Verbot soll umgangen werden: Privates Gedenken für Rudolf Heß
Nazianwalt Jürgen Rieger plant eine eigene Gedenkfeier für den Hitler-Stellvertreter.
HAMBURG taz Der Gedenkmarsch für Rudolf Heß ist in Warmensteinach ausdrücklich verboten. Am Samstag soll dennoch eine Veranstaltung zu Ehren des Adolf-Hitler-Stellvertreters in der kleinen oberfränkischen Gemeinde stattfinden. Ganz privat will NPD-Bundesvize Jürgen Rieger im Traditionsgasthof Puchtler die Veranstaltung ausrichten. Und nicht nur das scheint sicher zu sein. "Die Hinweise auf einen möglichen Kauf des Traditionsgasthofs durch Herrn Rieger haben sich ebenso erhärtet", sagt Andrea Weustink, Sprecherin der Bezirksregierung Oberfranken.
Warmensteinach liegt knapp dreißig Kilometer von Wunsiedel entfernt. Dort, wo nach dem Tod von Heß 1987 im Berliner Gefängnis Kameraden von NPD und Freien Kameradschaften gern aufmarschieren wollen. Proteste und Rechtsstreitigkeiten unterbanden in den vergangenen Jahren die von Rieger angemeldeten Märsche. Schon vor einem Jahr kam das Gerücht auf, Rieger wolle nahe dem Grab des von ihnen verehrten NS-Kriegsverbrechers ein "Rudolf-Heß-Gedächtnis- und Dokumentationszentrum" eröffnen.
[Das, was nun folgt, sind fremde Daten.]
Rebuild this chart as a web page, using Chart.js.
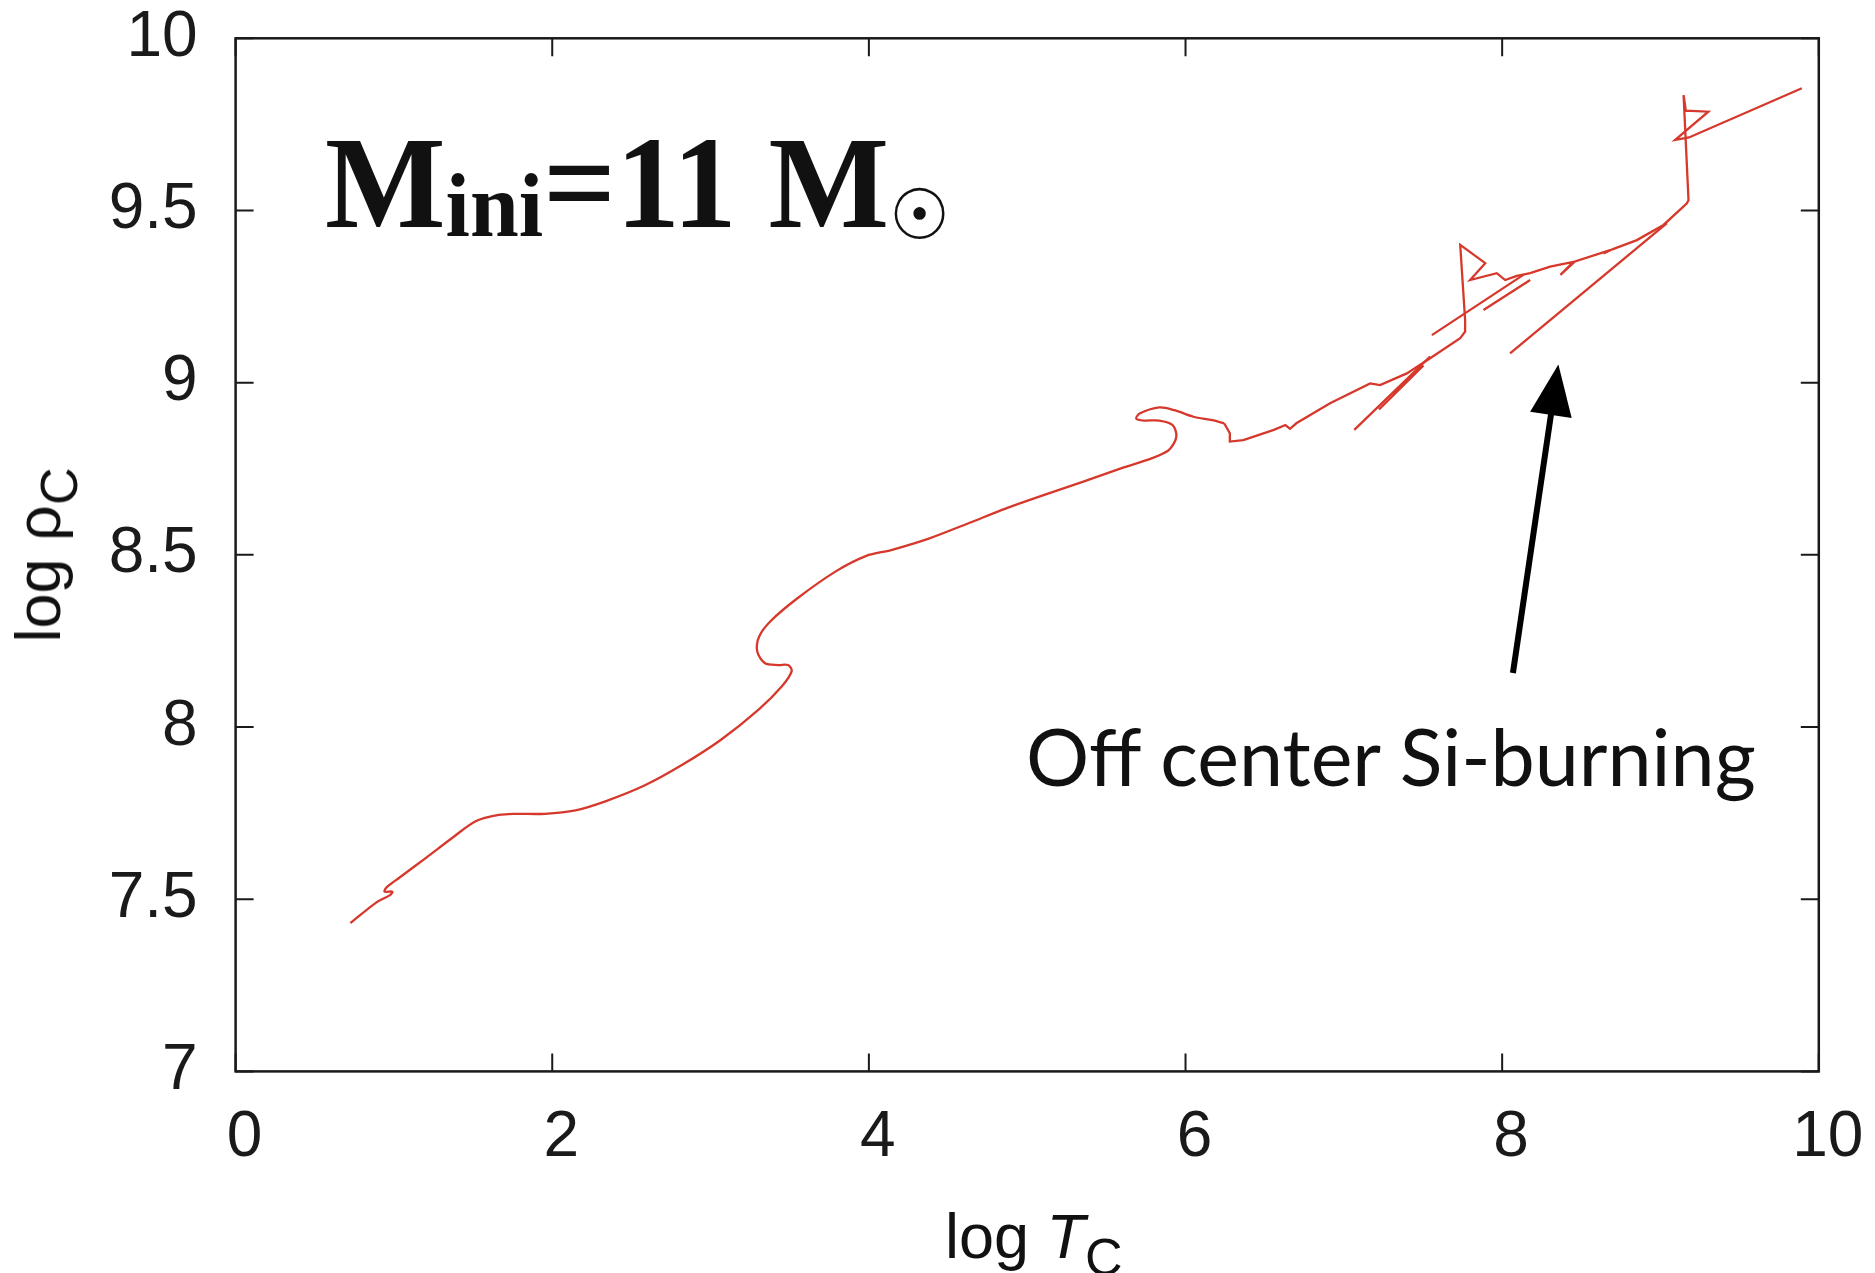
<!DOCTYPE html>
<html>
<head>
<meta charset="utf-8">
<script src="https://cdn.jsdelivr.net/npm/chart.js@4.4.0/dist/chart.umd.min.js"></script>
<style>
  body { margin: 0; background: #fff; }
  #wrap { position: relative; width: 1875px; height: 1273px; overflow: hidden; }
  #plot { position: absolute; left: 0; top: 0; }
  .txt { position: absolute; white-space: nowrap; color: #111; line-height: 1; }
  #title { left: 325px; top: 107px; font: bold 131px "Liberation Serif", serif; transform: scaleX(0.975); transform-origin: left center; }
  #title .sub { font-size: 90px; vertical-align: -9px; line-height: 0; }
  #title .sun { font-family: "DejaVu Sans"; font-weight: bold; font-size: 70px; vertical-align: -12px; line-height: 0; }
  #note { left: 1026px; top: 708px; font: 79px Lato, sans-serif; }
  #xlab { left: 945px; top: 1200px; font: 63px "Liberation Sans", sans-serif; }
  #ylab { left: 38px; top: 555px; font: 63px "Liberation Sans", sans-serif; transform: translate(-50%, -50%) rotate(-90deg); }
  .ax sub { font-size: 52px; vertical-align: -17px; line-height: 0; }
</style>
</head>
<body>
<div id="wrap">
  <canvas id="plot" width="1875" height="1273"></canvas>
  <div id="title" class="txt">M<span class="sub">ini</span>=11 M<span class="sun">☉</span></div>
  <div id="note" class="txt">Off center Si-burning</div>
  <div id="xlab" class="txt ax">log <i>T</i><sub>C</sub></div>
  <div id="ylab" class="txt ax">log ρ<sub>C</sub></div>
</div>
<script>
// track of the centre: x = log T_C, y = log rho_C
var smoothT = [0.725, 0.890, 0.975, 0.990, 0.940, 0.955, 1.036, 1.205, 1.374, 1.519, 1.664, 1.760, 1.954, 2.147, 2.340, 2.582, 2.824, 3.066, 3.307, 3.452, 3.513, 3.489, 3.428, 3.344, 3.295, 3.307, 3.380, 3.549, 3.791, 3.984, 4.141, 4.383, 4.625, 4.867, 5.108, 5.350, 5.592, 5.785, 5.894, 5.942, 5.918, 5.834, 5.737, 5.688, 5.713, 5.834, 5.930, 6.050, 6.171, 6.244];
var smoothRho = [7.431, 7.491, 7.512, 7.522, 7.522, 7.535, 7.563, 7.621, 7.680, 7.727, 7.745, 7.748, 7.748, 7.758, 7.785, 7.830, 7.891, 7.963, 8.052, 8.119, 8.163, 8.180, 8.180, 8.185, 8.219, 8.263, 8.308, 8.374, 8.452, 8.497, 8.514, 8.548, 8.591, 8.635, 8.674, 8.712, 8.751, 8.780, 8.804, 8.843, 8.877, 8.890, 8.890, 8.896, 8.911, 8.928, 8.920, 8.901, 8.891, 8.882];

var lateT = [6.244, 6.280, 6.280, 6.365, 6.558, 6.631, 6.660, 6.700, 6.913, 7.166, 7.229, 7.398, 7.545, 7.735, 7.766, 7.766, 7.735, 7.893, 7.798, 7.966, 8.019, 8.093, 8.177, 8.303, 8.450, 8.368, 8.460, 8.682, 8.640, 8.700, 8.851, 9.019, 9.167, 9.177, 9.146, 9.160, 9.302, 9.093, 9.180, 9.893];
var lateRho = [8.882, 8.853, 8.829, 8.833, 8.863, 8.877, 8.866, 8.882, 8.940, 8.998, 8.993, 9.027, 9.071, 9.129, 9.148, 9.182, 9.400, 9.347, 9.298, 9.318, 9.298, 9.310, 9.318, 9.337, 9.351, 9.313, 9.352, 9.385, 9.375, 9.388, 9.414, 9.458, 9.521, 9.530, 9.835, 9.790, 9.787, 9.705, 9.712, 9.855];

// loose straight pieces (null = break)
var fragT = [7.066, 7.545, null, 7.222, 7.503, null, 7.556, 8.134, null, 7.882, 8.177, null, 8.050, 9.041];
var fragRho = [8.863, 9.076, null, 8.922, 9.050, null, 9.138, 9.313, null, 9.211, 9.298, null, 9.085, 9.463];

var xTicks = [0, 2, 4, 6, 8, 10];
var yTicks = [7, 7.5, 8, 8.5, 9, 9.5, 10];

// arrow pointing at the Si-burning branch (data units)
var arrowTail = [8.068, 8.157];
var arrowTip = [8.355, 9.053];

function pts(xs, ys) {
    var out = [];
    for (var i = 0; i < xs.length; i++) out.push({ x: xs[i], y: ys[i] });
    return out;
}

var red = 'rgb(214,56,44)';

var frame = {
    id: 'frame',
    afterDatasetsDraw: function (chart) {
        var c = chart.ctx, a = chart.chartArea;
        var xs = chart.scales.x, ys = chart.scales.y;
        c.save();
        c.strokeStyle = '#1a1a1a';
        c.lineWidth = 2;
        c.beginPath();
        xTicks.forEach(function (v) {
            var p = xs.getPixelForValue(v);
            c.moveTo(p, a.bottom); c.lineTo(p, a.bottom - 18);
            c.moveTo(p, a.top); c.lineTo(p, a.top + 18);
        });
        yTicks.forEach(function (v) {
            var p = ys.getPixelForValue(v);
            c.moveTo(a.left, p); c.lineTo(a.left + 18, p);
            c.moveTo(a.right, p); c.lineTo(a.right - 18, p);
        });
        c.stroke();
        c.lineWidth = 2.5;
        c.strokeRect(a.left, a.top, a.right - a.left, a.bottom - a.top);

        // arrow
        var x0 = xs.getPixelForValue(arrowTail[0]), y0 = ys.getPixelForValue(arrowTail[1]);
        var x1 = xs.getPixelForValue(arrowTip[0]), y1 = ys.getPixelForValue(arrowTip[1]);
        var ang = Math.atan2(y1 - y0, x1 - x0);
        var hl = 51, hw = 21;
        var bx = x1 - hl * Math.cos(ang), by = y1 - hl * Math.sin(ang);
        c.strokeStyle = '#000';
        c.fillStyle = '#000';
        c.lineWidth = 6;
        c.beginPath();
        c.moveTo(x0, y0); c.lineTo(bx + 4 * Math.cos(ang), by + 4 * Math.sin(ang));
        c.stroke();
        c.beginPath();
        c.moveTo(x1, y1);
        c.lineTo(bx + hw * Math.sin(ang), by - hw * Math.cos(ang));
        c.lineTo(bx - hw * Math.sin(ang), by + hw * Math.cos(ang));
        c.closePath();
        c.fill();
        c.restore();
    }
};

var ctx = document.getElementById('plot').getContext('2d');
var chart = new Chart(ctx, {
    type: 'scatter',
    data: {
        datasets: [
            { data: pts(smoothT, smoothRho), showLine: true, tension: 0.3, borderColor: red, borderWidth: 2.3, pointRadius: 0 },
            { data: pts(lateT, lateRho), showLine: true, tension: 0, borderColor: red, borderWidth: 2.3, pointRadius: 0 },
            { data: pts(fragT, fragRho), showLine: true, tension: 0, spanGaps: false, borderColor: red, borderWidth: 2.3, pointRadius: 0 }
        ]
    },
    options: {
        responsive: false,
        animation: false,
        devicePixelRatio: 1,
        layout: { padding: { left: 0, top: 38.3, right: 56.2, bottom: 0 } },
        plugins: { legend: { display: false }, tooltip: { enabled: false } },
        scales: {
            x: {
                type: 'linear', min: 0, max: 10,
                afterBuildTicks: function (s) { s.ticks = xTicks.map(function (v) { return { value: v }; }); },
                afterFit: function (s) { s.height = 201.6; s.paddingLeft = 0; s.paddingRight = 0; },
                grid: { display: false, drawTicks: false },
                border: { display: false },
                ticks: { color: '#1a1a1a', padding: 29, labelOffset: 9, maxRotation: 0, font: { family: 'Liberation Sans', size: 64 }, callback: function (v) { return String(v); } }
            },
            y: {
                type: 'linear', min: 7, max: 10,
                afterBuildTicks: function (s) { s.ticks = yTicks.map(function (v) { return { value: v }; }); },
                afterFit: function (s) { s.width = 235.6; s.paddingTop = 0; s.paddingBottom = 0; },
                grid: { display: false, drawTicks: false },
                border: { display: false },
                ticks: { color: '#1a1a1a', padding: 38, font: { family: 'Liberation Sans', size: 64 }, callback: function (v) { return String(v); } }
            }
        }
    },
    plugins: [frame]
});
</script>
</body>
</html>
Die Stadt Wunsiedel konnte sich jedoch das Vorverkaufsrecht für die Immobilie sichern. In der 2.400-Seelen-Gemeinde wird nun von der Gemeindeverwaltung - zusammen mit der Bezirksregierung und Sicherheitsbehörden - nach rechtlichen Maßnahmen gegen ein Neonazizentrum gesucht. Der Spielraum ist eng, denn der Gasthof ist Privatbesitz. Die Gemeinde denkt erneut darüber nach, den Gasthof selbst zu kaufen. Rieger soll für das Objekt 1,8 Millionen geboten haben. Ein Trick, um den Preis gemeinsam mit den Besitzern in die Höhe zu treiben? Diese Gefahr kann keiner der Verantwortlichen ausschließen. Der bayerische Verfassungsschutz vermutet aber, dass es "vonseiten der NPD ein großes Interesse gibt, ein Objekt nahe Wunsiedel zu erwerben".
Vier Schwestern betreiben den Gasthof. Einer der Söhne soll den Kontakt zu Rieger gesucht haben, erklärt das Bayerische Bündnis für Toleranz.
Gegen mögliche Aktionen der NPD hat das Landratsamt vorbeugend eine Verbotsverfügung erlassen. Nur bisher ist nichts angemeldet. Wird doch auch für eine nichtöffentliche "Privatveranstaltung" mobilisiert - die muss nicht angemeldet werden. Offizieller Einlader soll laut dem rechtsextremen Internetportal Altermedia der Verein Wahrheit für Deutschland sein. Läuft alles wie geplant, dann werden sich auf dem "privatem Gelände" "Redebeiträge", "Totengedenken für die Märtyrer unseres Volkes" und "angemessene musikalische Unterhaltung" abwechseln.
Felix Herzog, Professor für Strafrecht in Bremen, vertrat im Juli gegenüber der taz die Meinung, bei geschlossenen Veranstaltungen gelte das Strafgesetzbuch. Oberfrankens Regierungspräsident Wilhelm Wenning versucht, alle rechtlichen Mittel auszuschöpfen. Die rechte Szene rät vorsorglich zu weiteren spontanen Gedenkaktionen.
Eine Veranstaltung ist bisher tatsächlich angemeldet. Ihr Motto: "Warmensteinbach ist bunt, nicht braun".